If you hold your meetings and elections on time, then great! Good job! Take a bow!

But what if you missed the date, or were unable to hold your election on the date specified in the bylaws? What if you simply missed a regularly scheduled association meeting, or need to move it because of a holiday or closure?

Not to worry! We have you covered. First, let’s look at the relevant bylaws passages that give you the process here:

Article VII – Association Meetings

Section 1.

Association meetings are meetings of the general membership. Association meeting dates shall be identified in the Standing Rules of this Association. With the exception of the annual meeting, notice of any change in time or date of regularly scheduled meetings must be given in writing to the entire membership at least ten (10) days in advance. Whenever members are required or permitted to take any action at a meeting, a written notice of the meeting shall be given not less than ten (10) days nor more than ninety (90) days before the date of the meeting to each member who, on the record date for the notice of the meeting, is entitled to vote at such meeting. The written notice shall contain the place, date and time of the meeting and the general nature of the business that the board, at the time of the notice, intends to present for action by the members, but any proper matter may be presented at the meeting for action.

Section 2.

The association meeting in _____ (your date is listed here) shall be the annual election meeting at which time officers shall be elected. At least thirty (30) days prior written notice of the annual election meeting must be given.

Note the sections in bold above. For a regular association meeting, if the date or time changes, you must give notice of the new date/time, in writing, at least ten (10) days in advance of the meeting. For the annual election meeting, that notice must be given thirty (30) days in advance.

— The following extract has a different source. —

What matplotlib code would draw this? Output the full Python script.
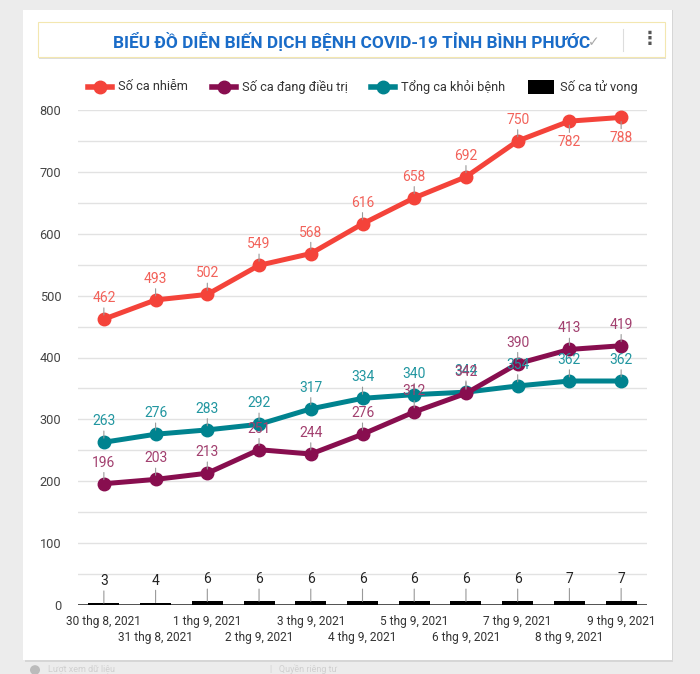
import matplotlib.pyplot as plt
from matplotlib.patches import Rectangle, Circle
from matplotlib.lines import Line2D

plt.rcParams['font.family'] = ['Roboto', 'DejaVu Sans']

dates = ['30 thg 8, 2021', '31 thg 8, 2021', '1 thg 9, 2021', '2 thg 9, 2021',
         '3 thg 9, 2021', '4 thg 9, 2021', '5 thg 9, 2021', '6 thg 9, 2021',
         '7 thg 9, 2021', '8 thg 9, 2021', '9 thg 9, 2021']
infected = [462, 493, 502, 549, 568, 616, 658, 692, 750, 782, 788]
treating = [196, 203, 213, 251, 244, 276, 312, 342, 390, 413, 419]
recovered = [263, 276, 283, 292, 317, 334, 340, 344, 354, 362, 362]
deaths = [3, 4, 6, 6, 6, 6, 6, 6, 6, 7, 7]

W, H = 700, 674
fig = plt.figure(figsize=(W / 100, H / 100), dpi=100)
fig.patch.set_facecolor('#ececec')

def fx(px):
    return px / W

def fy(py):
    return 1 - py / H

# card
fig.patches.append(Rectangle((fx(25), fy(662)), fx(648), 652 / H,
                             transform=fig.transFigure, facecolor='#d6d6d6', edgecolor='none', zorder=0))
fig.patches.append(Rectangle((fx(23), fy(660)), fx(649), 650 / H,
                             transform=fig.transFigure, facecolor='white', edgecolor='none', zorder=0))
# title box
fig.patches.append(Rectangle((fx(39), fy(59)), fx(627), 36 / H,
                             transform=fig.transFigure, facecolor='#dddddd', edgecolor='none', zorder=1))
fig.patches.append(Rectangle((fx(38), fy(57)), fx(627), 35 / H,
                             transform=fig.transFigure, facecolor='white', edgecolor='#f3e7b0', lw=0.8, zorder=1))
fig.text(fx(352), fy(41), 'BIỂU ĐỒ DIỄN BIẾN DỊCH BỆNH COVID-19 TỈNH BÌNH PHƯỚC',
         ha='center', va='center', fontsize=12.4, fontweight='bold', color='#1a6cc8', zorder=3)
fig.text(fx(594), fy(42), '✓', ha='center', va='center', fontsize=10, color='#aaaaaa',
         family='DejaVu Sans', zorder=3)
fig.lines.append(Line2D([fx(623), fx(623)], [fy(29), fy(51)], transform=fig.transFigure,
                        color='#dddddd', lw=0.8, zorder=3))
fig.text(fx(650), fy(39), '⋮', ha='center', va='center', fontsize=13, color='#555555',
         family='DejaVu Sans', fontweight='bold', zorder=3)

c_inf, c_trt, c_rec = '#f4433a', '#880e4f', '#00838f'
l_inf, l_trt, l_rec = '#f2625a', '#a2406f', '#2196a0'

# legend
leg = [(100, 'Số ca nhiễm', c_inf), (224, 'Số ca đang điều trị', c_trt), (383, 'Tổng ca khỏi bệnh', c_rec)]
for x0, txt, col in leg:
    fig.lines.append(Line2D([fx(x0 - 12), fx(x0 + 12)], [fy(87), fy(87)], transform=fig.transFigure,
                            color=col, lw=4, zorder=3))
    fig.lines.append(Line2D([fx(x0)], [fy(87)], transform=fig.transFigure,
                            color=col, marker='o', markersize=9, zorder=3))
    fig.text(fx(x0 + 18), fy(87), txt, ha='left', va='center', fontsize=9.2, color='#333333')
fig.patches.append(Rectangle((fx(528), fy(94)), fx(26), 14 / H, transform=fig.transFigure,
                             facecolor='black', edgecolor='none', zorder=3))
fig.text(fx(560), fy(87), 'Số ca tử vong', ha='left', va='center', fontsize=9.2, color='#333333')

ax = fig.add_axes([fx(78), fy(605), fx(647 - 78), (605 - 110) / H])
ax.set_zorder(5)
ax.set_facecolor('none')
x = list(range(len(dates)))
ax.set_xlim(-0.5, 10.5)
ax.set_ylim(0, 800)
for v in range(50, 801, 50):
    ax.axhline(v, color='#e2e2e2', lw=1, zorder=0)
ax.axhline(0, color='#333333', lw=1.2, zorder=1)
for s in ax.spines.values():
    s.set_visible(False)
ax.set_yticks(range(0, 801, 100))
ax.tick_params(axis='y', length=0, labelsize=9.2, labelcolor='#444444', pad=12)
ax.set_xticks([])

ax.bar(x, deaths, width=0.6, color='black', zorder=2)
for xi, d in zip(x, deaths):
    ax.annotate(str(d), (xi, d), xytext=(0, 15), textcoords='offset pixels', ha='center', va='bottom',
                fontsize=10, color='#222222',
                arrowprops=dict(arrowstyle='-', color='#999999', lw=0.8, shrinkA=0, shrinkB=0))

for vals, col, lcol in [(recovered, c_rec, l_rec), (treating, c_trt, l_trt), (infected, c_inf, l_inf)]:
    ax.plot(x, vals, color=col, lw=3.6, marker='o', markersize=9, zorder=4, clip_on=False)
    for xi, v in zip(x, vals):
        below = v > 770
        ax.annotate(str(v), (xi, v), xytext=(0, -14 if below else 14), textcoords='offset pixels',
                    ha='center', va='top' if below else 'bottom',
                    fontsize=10, color=lcol, zorder=5,
                    arrowprops=dict(arrowstyle='-', color='#999999', lw=0.8, shrinkA=0, shrinkB=3))

for i, d in enumerate(dates):
    off = 17 if i % 2 == 0 else 32
    ax.annotate(d, (i, 0), xytext=(0, -off), textcoords='offset pixels', ha='center', va='center',
                fontsize=8.6, color='#333333', annotation_clip=False)

# footer hint
fig.patches.append(Circle((fx(35), fy(670)), 5 / W, transform=fig.transFigure,
                          facecolor='#bbbbbb', edgecolor='none'))
fig.text(fx(48), fy(669), 'Lượt xem dữ liệu', fontsize=6.5, color='#d0d0d0', va='center')
fig.text(fx(270), fy(669), '|   Quyền riêng tư', fontsize=6.5, color='#d0d0d0', va='center')

fig.savefig('out.png', dpi=100, facecolor=fig.get_facecolor())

These are the rules and procedures, so if you have missed a meeting or election, or you need to move a regularly scheduled meeting, you must make sure you give proper notice to your membership either 10 or 30 days in advance. “Notice” can be via email, Totem mass mailing, written and mailed postcards, or other mechanism that reaches all of your Association members. You don’t need to ensure that it was received, only that it was sent. It is also good practice to announce the new date via a posting by the school, or an email blast, or even a notice taped to the room door, just in case non-members wish to attend.

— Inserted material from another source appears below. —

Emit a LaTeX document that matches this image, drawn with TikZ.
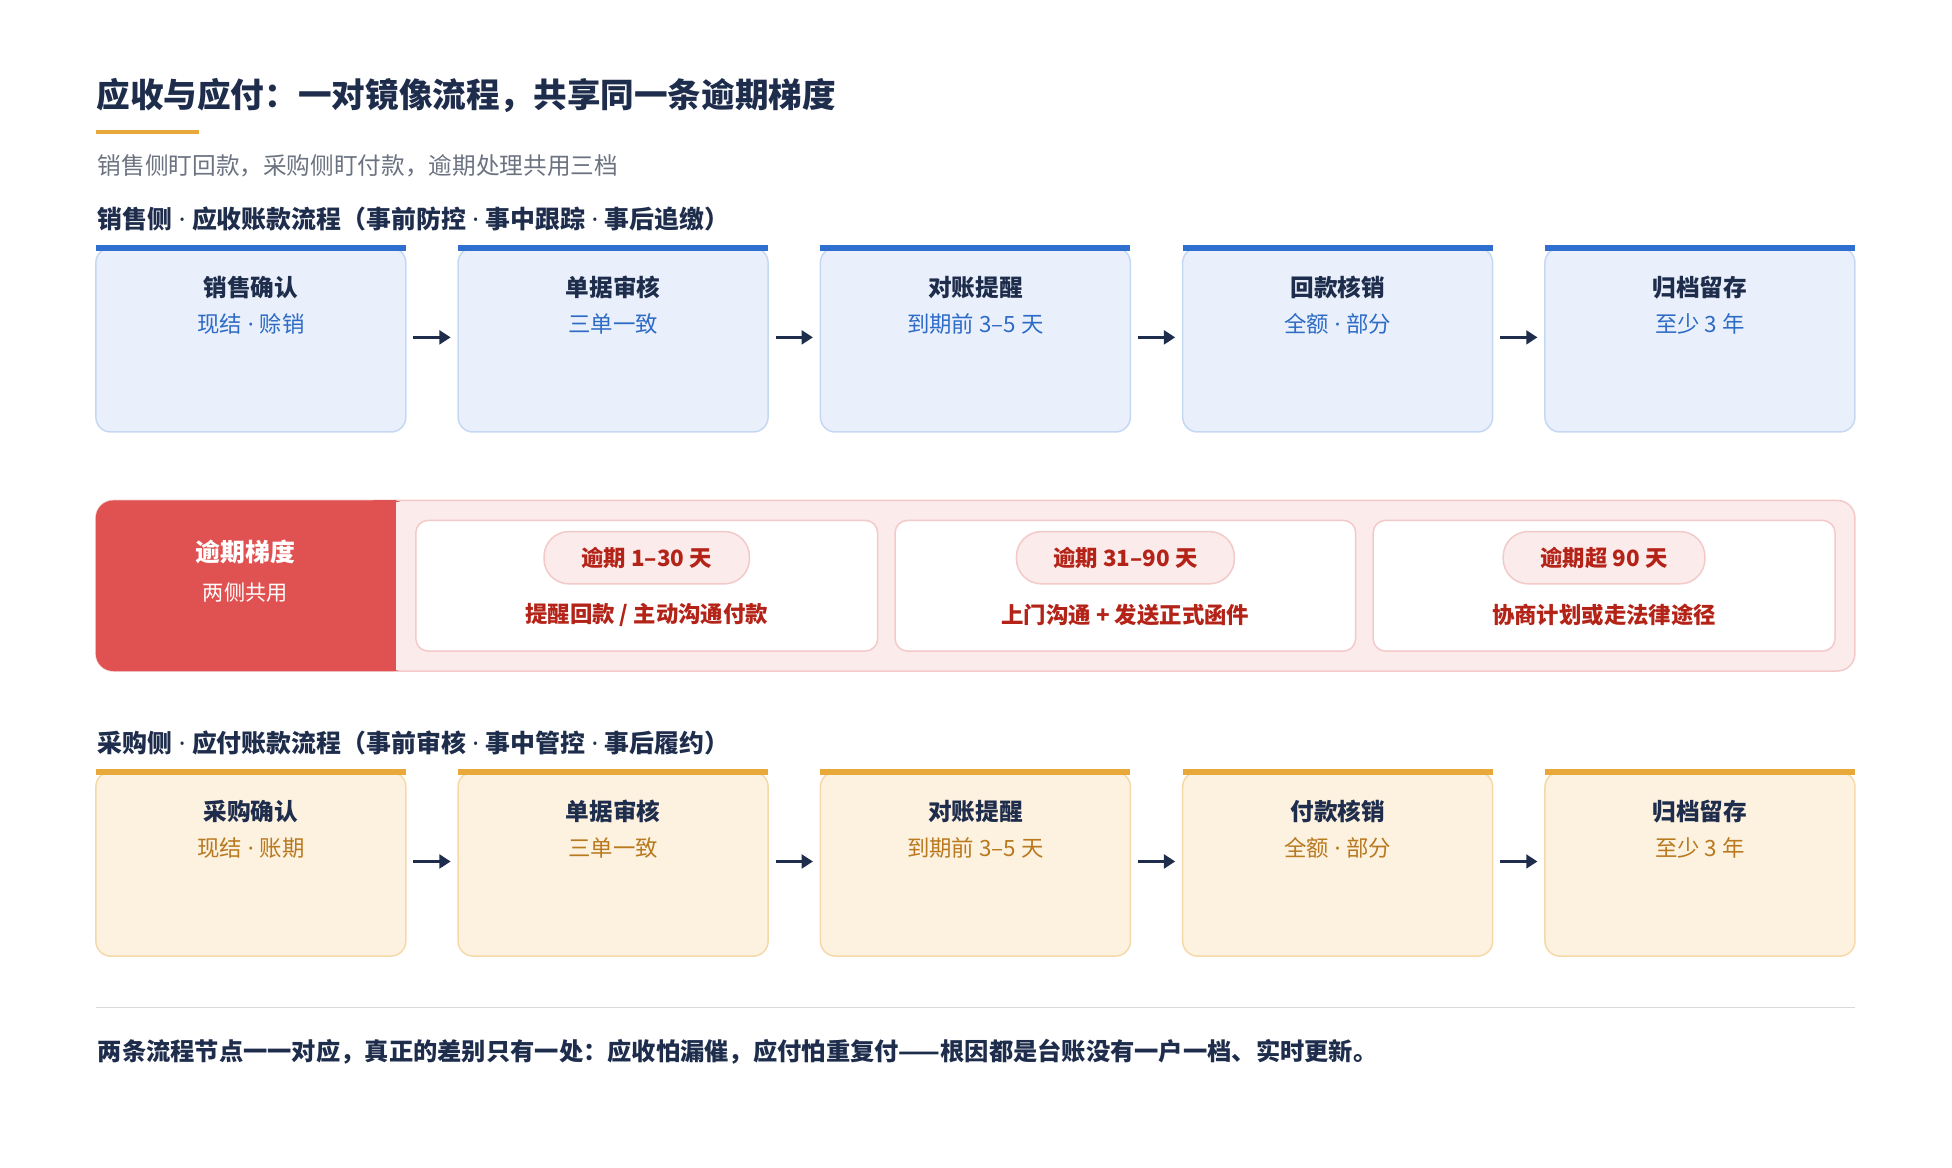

What about date or time changes that you know well in advance?

These are typically the result of a holiday, a school closure, or some other unavoidable situation. The same rules apply as listed above. Here are a few common scenarios:

1) If you know far enough in advance (say, in January for a March meeting) that the next scheduled date will not work , you can announce at that prior meeting that the (regularly scheduled) meeting will be moved to a new date. Follow up that announcement with proper notice, as mentioned above, to ensure that those who did not attend also hear about the date change. This scenario is likely when someone looks at the calendar at a regular meeting and says “oh, dang, our next meeting isn’t going to work because…” and then you simply address it in that meeting, with a follow-up notice to the full membership.

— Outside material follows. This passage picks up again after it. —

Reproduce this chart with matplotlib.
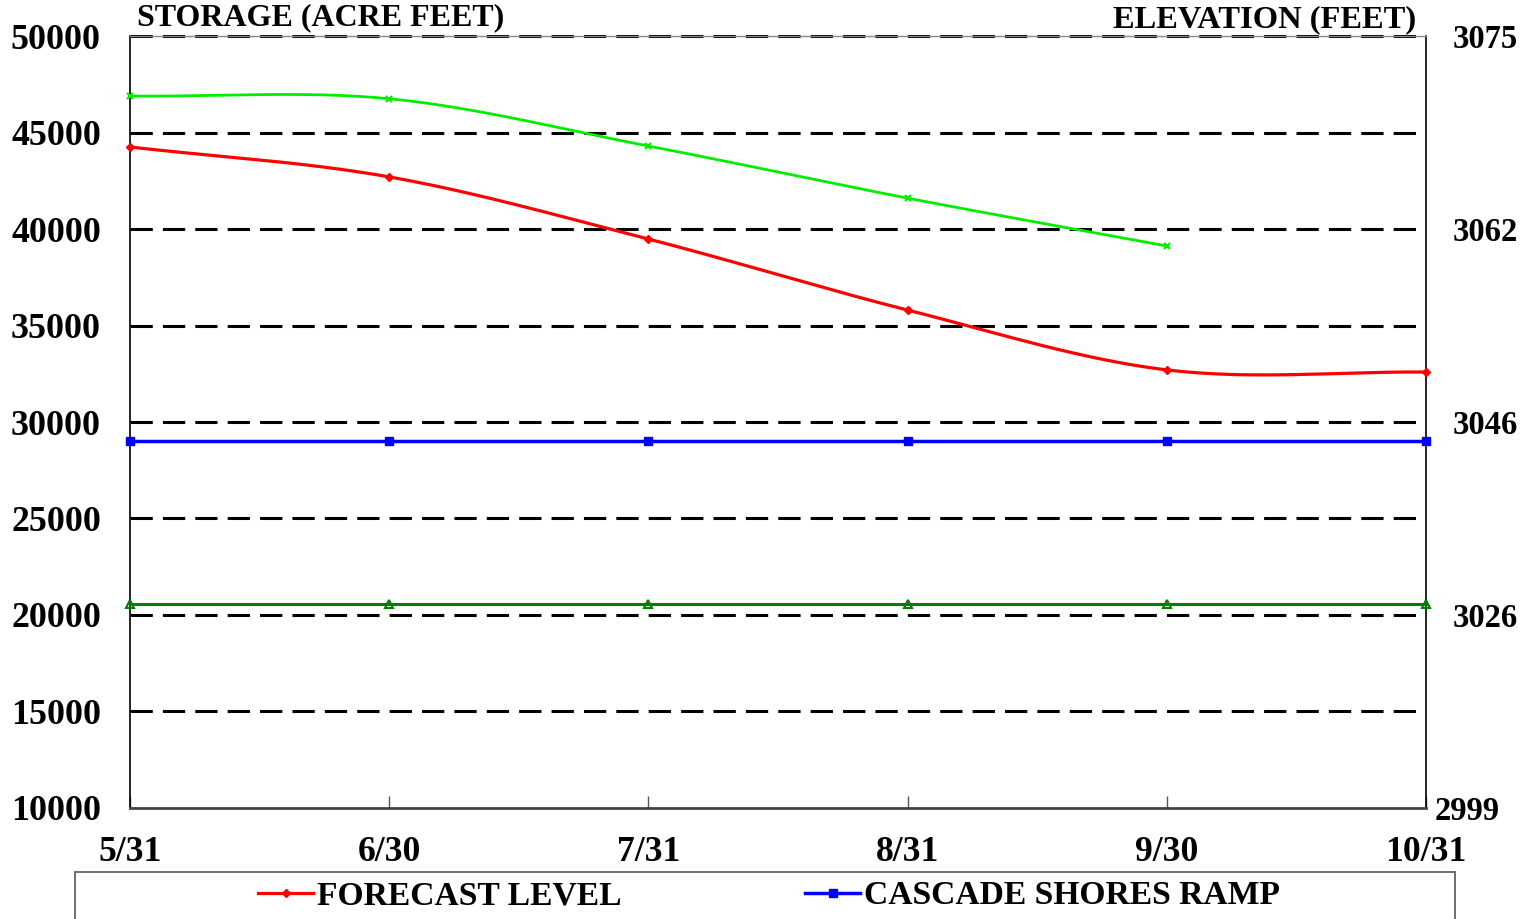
import numpy as np
import matplotlib
matplotlib.use("Agg")
import matplotlib.pyplot as plt
from matplotlib.patches import Rectangle
from matplotlib.lines import Line2D

# ---- data ----
dates = ["5/31", "6/30", "7/31", "8/31", "9/30", "10/31"]
forecast_level = [44250, 42700, 39480, 35800, 32700, 32590]
upper_level = [46890, 46750, 44300, 41600, 39120]
cascade_shores_ramp = [29000, 29000, 29000, 29000, 29000, 29000]
lower_level = [20570, 20570, 20570, 20570, 20570, 20570]
left_ticks = [10000, 15000, 20000, 25000, 30000, 35000, 40000, 45000, 50000]
elev_pos = [10000, 20000, 30000, 40000, 50000]
elev_labels = ["2999", "3026", "3046", "3062", "3075"]

FONT = "Liberation Serif"


def smooth(xs, ys, n=40):
    """Catmull-Rom style (Excel-like smoothed line) through data points."""
    xs = np.asarray(xs, float)
    ys = np.asarray(ys, float)
    if len(xs) < 3:
        return xs, ys
    px = np.concatenate([[2 * xs[0] - xs[1]], xs, [2 * xs[-1] - xs[-2]]])
    py = np.concatenate([[2 * ys[0] - ys[1]], ys, [2 * ys[-1] - ys[-2]]])
    outx, outy = [], []
    t = np.linspace(0, 1, n)
    for i in range(1, len(px) - 2):
        x0, x1, x2, x3 = px[i - 1:i + 3]
        y0, y1, y2, y3 = py[i - 1:i + 3]
        c1x, c1y = x1 + (x2 - x0) / 6, y1 + (y2 - y0) / 6
        c2x, c2y = x2 - (x3 - x1) / 6, y2 - (y3 - y1) / 6
        bx = (1 - t) ** 3 * x1 + 3 * (1 - t) ** 2 * t * c1x + 3 * (1 - t) * t ** 2 * c2x + t ** 3 * x2
        by = (1 - t) ** 3 * y1 + 3 * (1 - t) ** 2 * t * c1y + 3 * (1 - t) * t ** 2 * c2y + t ** 3 * y2
        outx.extend(bx)
        outy.extend(by)
    return np.array(outx), np.array(outy)


fig = plt.figure(figsize=(15.3, 9.19), dpi=100)
ax = fig.add_axes([0.0850, 0.1208, 0.8471, 0.8400])

x = np.arange(len(dates))

ax.set_xlim(0, len(dates) - 1)
ax.set_ylim(10000, 50000)

# gridlines
for yv in left_ticks[1:]:
    ax.axhline(yv, xmax=0.995, color="black", lw=2.2, dashes=(7.3, 3.3), zorder=1, clip_on=False)

# upper (light green)
xu = x[:len(upper_level)]
sx, sy = smooth(xu, upper_level)
ax.plot(sx, sy, color="#00ee00", lw=2.0, zorder=3)
ax.plot(xu, upper_level, ls="none", marker="x", ms=5, mew=1.5, color="#00ee00", zorder=4, clip_on=False)

# forecast (red)
sx, sy = smooth(x, forecast_level)
ax.plot(sx, sy, color="#ff0000", lw=2.3, zorder=3)
ax.plot(x, forecast_level, ls="none", marker="D", ms=4, color="#ff0000", zorder=4, clip_on=False)

# cascade shores ramp (blue)
ax.plot(x, cascade_shores_ramp, color="#0000ff", lw=2.5, marker="s", ms=6, zorder=3, clip_on=False)

# lower (dark green)
ax.plot(x, lower_level, color="#008000", lw=2.2, marker="^", ms=6, mfc="none", mew=1.5,
        zorder=3, clip_on=False)

# axes styling
ax.set_xticks(x)
ax.set_xticklabels(dates)
ax.set_yticks(left_ticks)
ax.set_yticklabels([str(v) for v in left_ticks])
ax.tick_params(axis="x", direction="in", length=9, width=1, pad=20, colors="#555555",
               labelcolor="black")
ax.tick_params(axis="y", length=0, pad=21)
for lab in ax.get_xticklabels():
    lab.set_fontfamily(FONT)
    lab.set_fontweight("bold")
    lab.set_fontsize(25.7)
for lab in ax.get_yticklabels():
    lab.set_fontfamily(FONT)
    lab.set_fontweight("bold")
    lab.set_fontsize(25.8)
for s in ["left", "right"]:
    ax.spines[s].set_linewidth(1.2)
    ax.spines[s].set_color("black")
ax.spines["bottom"].set_linewidth(2)
ax.spines["bottom"].set_color("#444444")
ax.spines["top"].set_linewidth(1)
ax.spines["top"].set_color("#888888")

ax2 = ax.twinx()
ax2.set_ylim(ax.get_ylim())
ax2.set_yticks(elev_pos)
ax2.set_yticklabels(elev_labels)
ax2.tick_params(axis="y", length=0, pad=19)
for lab in ax2.get_yticklabels():
    lab.set_fontfamily(FONT)
    lab.set_fontweight("bold")
    lab.set_fontsize(23.5)
ax2.yaxis.get_major_ticks()[0].set_pad(6)
for s in ax2.spines.values():
    s.set_visible(False)

fig.text(137 / 1530, 1 - 18 / 919, "STORAGE (ACRE FEET)", fontfamily=FONT, fontweight="bold",
         fontsize=23, va="center", ha="left")
fig.text(1416 / 1530, 1 - 20 / 919, "ELEVATION (FEET)", fontfamily=FONT, fontweight="bold",
         fontsize=23.4, va="center", ha="right")

# legend box (extends beyond bottom)
fig.patches.append(Rectangle((75 / 1530, -0.05), (1455 - 75) / 1530, (0.05 + 1 - 872 / 919),
                             transform=fig.transFigure, fill=False, edgecolor="#555555", lw=1.2))
legend_labels = ["FORECAST LEVEL", "CASCADE SHORES RAMP"]
handles = [
    Line2D([], [], color="#ff0000", lw=2.3, marker="D", ms=4),
    Line2D([], [], color="#0000ff", lw=2.5, marker="s", ms=6),
]
for h, lab, xs in zip(handles, legend_labels, [258, 805]):
    leg = fig.legend([h], [lab], frameon=False, loc="center left",
                     bbox_to_anchor=(xs / 1530, 1 - 896 / 919), borderaxespad=0, borderpad=0,
                     handlelength=1.65, handletextpad=0.12,
                     prop={"family": FONT, "weight": "bold", "size": 24.2})

fig.savefig("out.png", dpi=100)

2) If you become aware that a date change is necessary after a regular meeting, but still farther away than the 10 and 30 day notice requirement, then just announce the new date, again following notice procedures, to the whole membership. This satisfies both the 10 and 30 day notice requirement.

Now for a tricky one…

3) If the (new) date is now within the 10/30 days notice period, then the only options are to [a] handle the business at the next regular meeting or [b] call a special meeting. Generally, it is advised to use the special meeting route, as most units have at least a month or two between regular meetings. Schedule and announce a special meeting. Special meetings are an excellent way to handle tricky scenarios, but you need to advertise it well. Notify all members so that quorum can be obtained. A proper quorum is required for all meetings.

Extra credit!

4) What if you miss the annual election meeting completely?

First, don’t panic. No one is going to send the Parliamentary Police to your unit to demand that someone pay for the oversight. Common sense should prevail! If you missed holding an election meeting, then schedule a special meeting (with that same appropriate notice) and hold it at the first available opportunity. True, this may mean that you miss some important deadline dates for your Council or District, but it’s better than not holding the election at all. Breathe, relax, and reschedule. Remember that a missed election does not require you to immediately schedule one for the next day. In fact, you still need to give the required notice, and then hold the election at the appropriate opportunity.

Of course, if you panic and are not sure of the best approach, you can always contact your council or district parliamentarian for advice. Following the guidelines above enable you to be flexible when needed and your regularly scheduled meeting is no longer “regular.”